Another important development is the growing scandals around the Bush administration over its links to corporate corruption.  This has put a dent in the huge popularity achieved by Bush in the wake of the September 11th attacks and the successful military campaign in Afghanistan, and provided a basis for the re-emergence of political dissident in the US.  While it may be weak at the moment this could represent the first stirrings of wider opposition to the politics of the Bush administration, including the “war on terror”.  This is an essential development.  For in reality it is only a powerful opposition movement in the US that can bring this war to an end.
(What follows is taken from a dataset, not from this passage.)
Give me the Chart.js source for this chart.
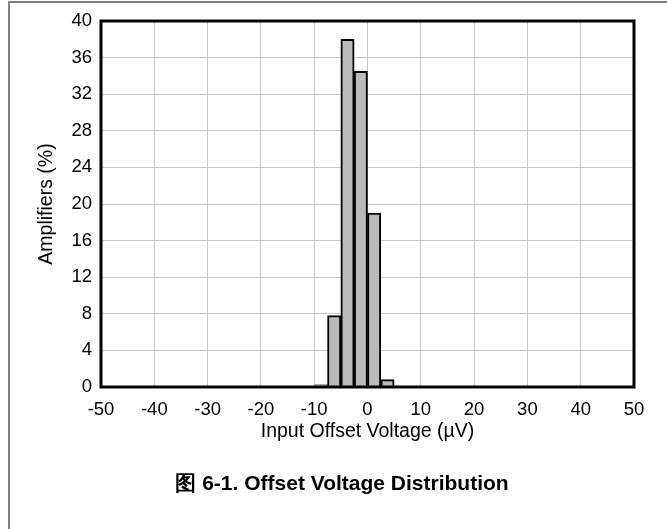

Overall, the prospects for the development of an anti-war movement are relatively good.  Yet, if the potential of such a movement is to realised it must learn the lessons of previous campaigns.  If we return to square one, discarding the experience of what went before, then a new campaign is likely to make the same mistakes.  The key to avoiding this is to raise the political level of the anti-war movement, and to address the broad range of questions raised by the “war on terror”.  This is essential if the anti-war movement is to sustain itself beyond the duration of the bombs falling.  What is needed  are socialist politics, which clearly identify the class and imperialist character of this war, and see the working class as the force in society that must play the leading role in opposing it. Ultimately it is only the conscious effort of the working class in overthrowing capitalism that can bring these wars permanently to an end.